Mapping against Ray Data Co

(a) RDCO's verify- fresh-eyes stack maps directly to her rubric.* [[2026-05-19-verification-as-independent-worker-pattern]] formalizes verify-vault-write, verify-strategic-output, verify-dispatch, video-critic, and design-critic as code-callable critic agents. In Lotte's framing, we are operating at the "code-based + LLM-as-judge" maturity tier — the critics ARE structured LLM judges with deterministic post-condition checks baked in. Her warning lands hard though: we are not running periodic manual spot-checks on the critics themselves. If a verify-* subagent silently drifts into measuring something that doesn't matter, we will not catch it. Action: schedule a recurring manual-review pass over a sample of critic verdicts to confirm calibration. This is the missing tier.

(b) Binary-over-graded recommendation maps to PASS/ITERATE/SCRAP — settled 2026-05-20 as a two-gate reframe. Founder's reframe in response to this finding: two gates instead of three states. Gate 1 = pass/fail (binary, decisive). Gate 2 (only if Gate 1 = fail) = iterate (close, cleanup tweaks) vs scrap (dead end / fresh-eyes reset). Same 3 outcomes downstream, but the critic's cognitive load shrinks to one binary call plus one conditional binary. Architecture decision filed at [[../02-sops/2026-05-20-verify-stack-two-gate-pass-fail-architecture]]; rollout across all 6 verify-* + critic skill files is queued as a single-batch follow-up so the surface stays consistent. Lotte's binary-over-graded warning is satisfied: each gate is binary; the second gate only fires when the first failed.

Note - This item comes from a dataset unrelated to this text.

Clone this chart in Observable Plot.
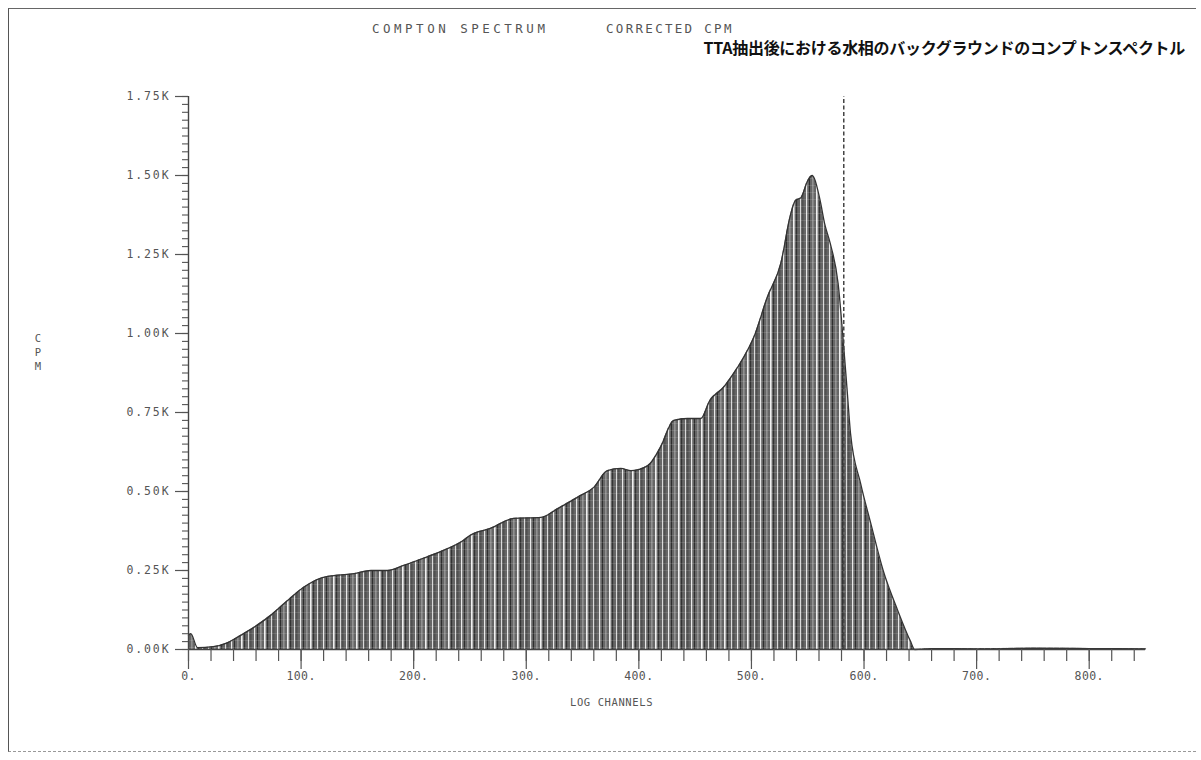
<!DOCTYPE html>
<html>
<head>
<meta charset="utf-8">
<script src="https://cdn.jsdelivr.net/npm/d3@7"></script>
<script src="https://cdn.jsdelivr.net/npm/@observablehq/plot@0.6"></script>
<style>
  html, body { margin: 0; padding: 0; background: #fff; }
  #page { position: relative; width: 1201px; height: 760px; overflow: hidden; background: #fff; }
  #frame { position: absolute; left: 8px; top: 8px; width: 1187px; height: 742px;
           border-top: 1px solid #666; border-left: 1.5px solid #555; border-bottom: 1px dashed #999; }
  .plotter { position: absolute; font-family: "DejaVu Sans Mono", monospace; color: #555; white-space: pre; }
  #chart { position: absolute; left: 0; top: 0; }
  #chart svg text { font-family: "DejaVu Sans Mono", monospace; }
  #chart g[aria-label="y-axis tick label"] text { letter-spacing: 1.9px; }
  #chart g[aria-label="x-axis tick label"] text { letter-spacing: 0.4px; }
</style>
</head>
<body>
<svg width="0" height="0" style="position:absolute">
  <defs>
    <pattern id="hatch" patternUnits="userSpaceOnUse" width="23" height="7">
      <rect width="23" height="7" fill="#666"/>
      <rect x="1" width="1.2" height="7" fill="#fff" opacity="0.85"/>
      <rect x="4" width="1" height="7" fill="#2e2e2e"/>
      <rect x="7.5" width="0.8" height="7" fill="#fff" opacity="0.55"/>
      <rect x="11" width="1.6" height="7" fill="#fff" opacity="0.9"/>
      <rect x="14" width="1.2" height="7" fill="#333"/>
      <rect x="18" width="1" height="7" fill="#fff" opacity="0.75"/>
      <rect x="20.5" width="0.8" height="7" fill="#3a3a3a"/>
      <rect y="3" width="23" height="1" fill="#fff" opacity="0.12"/>
    </pattern>
  </defs>
</svg>
<div id="page">
  <div id="frame"></div>
  <div id="chart"></div>
  <div class="plotter" id="t1" style="left:372px; top:21px; font-size:12.5px; letter-spacing:3.5px;">COMPTON SPECTRUM</div>
  <div class="plotter" id="t2" style="left:606px; top:21px; font-size:12.5px; letter-spacing:2.3px;">CORRECTED CPM</div>
  <div id="t3" style="position:absolute; right:16px; top:38px; font-family:'Noto Sans CJK JP','Noto Sans',sans-serif; font-weight:bold; font-size:16px; line-height:18px; color:#111; letter-spacing:-0.3px; white-space:pre;">TTA抽出後における水相のバックグラウンドのコンプトンスペクトル</div>
  <div class="plotter" id="ylab" style="left:33px; top:331px; font-size:10.5px; line-height:14px; text-align:center; width:10px;">C<br>P<br>M</div>
  <div class="plotter" id="xlab" style="left:570px; top:696px; font-size:10.5px; letter-spacing:0.6px;">LOG CHANNELS</div>
</div>
<script>
// ---- data ----
const channels = [0, 2, 8, 22, 35, 46, 58, 73, 88, 102, 117, 129, 147, 162, 177, 191, 208, 226, 244, 250,
  268, 289, 313, 328, 348, 360, 372, 384, 393, 408, 419, 431, 443, 455, 463, 475, 484, 493, 502, 514,
  526, 535, 539, 544, 550, 554, 556, 561, 565, 570, 577, 582, 585, 588, 597, 606, 617, 630, 641, 645,
  660, 700, 750, 800, 850];
const cpm = [45, 50, 6, 9, 22, 44, 70, 108, 155, 196, 225, 234, 240, 250, 250, 266, 288, 313, 345, 361,
  383, 415, 418, 446, 487, 513, 566, 573, 566, 582, 639, 725, 731, 731, 788, 829, 873, 924, 987, 1114,
  1221, 1380, 1421, 1430, 1484, 1500, 1490, 1421, 1348, 1285, 1158, 956, 820, 684, 525, 399, 250, 123, 28, 0,
  3, 2, 4, 3, 2];
const markerChannel = [582];
const xTicks = [0, 100, 200, 300, 400, 500, 600, 700, 800];
const yTicks = [0, 250, 500, 750, 1000, 1250, 1500, 1750];

const data = channels.map((c, i) => ({channel: c, cpm: cpm[i]}));
const xMinor = d3.range(0, 851, 20);
const yMinor = d3.range(0, 1751, 25);

const chart = Plot.plot({
  width: 1201,
  height: 760,
  marginLeft: 188,
  marginRight: 56,
  marginTop: 96,
  marginBottom: 111,
  style: {background: "transparent", color: "#555", fontSize: "11.5px", fontFamily: "DejaVu Sans Mono, monospace"},
  x: {domain: [0, 850], label: null},
  y: {domain: [0, 1750], label: null},
  marks: [
    Plot.areaY(data, {x: "channel", y: "cpm", fill: "url(#hatch)", curve: "monotone-x"}),
    Plot.lineY(data, {x: "channel", y: "cpm", stroke: "#333", strokeWidth: 1.3, curve: "monotone-x"}),
    Plot.ruleX(markerChannel, {y1: 0, y2: 1750, stroke: "#444", strokeWidth: 1.5, strokeDasharray: "4,2.5"}),
    Plot.ruleY([0], {stroke: "#444", strokeWidth: 1.4}),
    Plot.ruleX([0], {stroke: "#444", strokeWidth: 1.4}),
    // minor & major ticks
    Plot.axisX({ticks: xMinor, tickSize: 12, text: null, stroke: "#555", strokeWidth: 1.2}),
    Plot.axisX({ticks: xTicks, tickSize: 20, text: null, stroke: "#555", strokeWidth: 1.2}),
    Plot.axisX({ticks: xTicks, tickSize: 0, tickPadding: 22, tickFormat: d => d + ".", fill: "#555"}),
    Plot.axisY({ticks: yMinor, tickSize: 6, text: null, stroke: "#555", strokeWidth: 1.1}),
    Plot.axisY({ticks: yTicks, tickSize: 13, text: null, stroke: "#555", strokeWidth: 1.2}),
    Plot.axisY({ticks: yTicks, tickSize: 0, tickPadding: 18, tickFormat: d => (d / 1000).toFixed(2) + "K", fill: "#555"})
  ]
});
document.getElementById("chart").appendChild(chart);
</script>
</body>
</html>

(c) Audit-newsletter-outputs.py is the canonical "code-based eval" tier. The 13 deterministic post-condition checks run with zero LLM calls, which is exactly what [[2026-04-19-kingsbury-future-of-everything-is-lies]] warned against losing — verification logic that doesn't itself depend on the thing being verified. Lotte's rubric validates this architectural choice. The Kingsbury critique of LLM-verifying-LLM contamination is partially addressed by keeping the deterministic tier outside the model loop. Same intuition appears in [[2026-04-20-every-ai-autopilot-verification-decay]] (verification decay in agent loops) and in [[2026-05-19-cloudflare-cyber-frontier-models]] (Glasswing harness with explicit eval/validate stages — parallel architectural pattern at production scale).

Tactics worth borrowing

  1. Continuous manual review as a scheduled ritual, not a phase. Add a recurring cron — sample 5 critic verdicts per week, founder spot-checks for drift. This is the missing manual-tier calibration loop.
  2. Reference-free evaluators on live traffic. Most RDCO critics are reference-based (verdict vs storyboard, vault note vs rubric). Worth identifying which checks could run reference-free against production output — e.g., a daily scan of newsletter drafts against AI-tell patterns (em-dashes, declarative-essay cadence) without needing a paired reference.
  3. Failure-mode catalog before more critics. Before building the next verify-* skill, write down the specific failure modes it would catch. If we cannot define them precisely, the critic will measure vague things vaguely.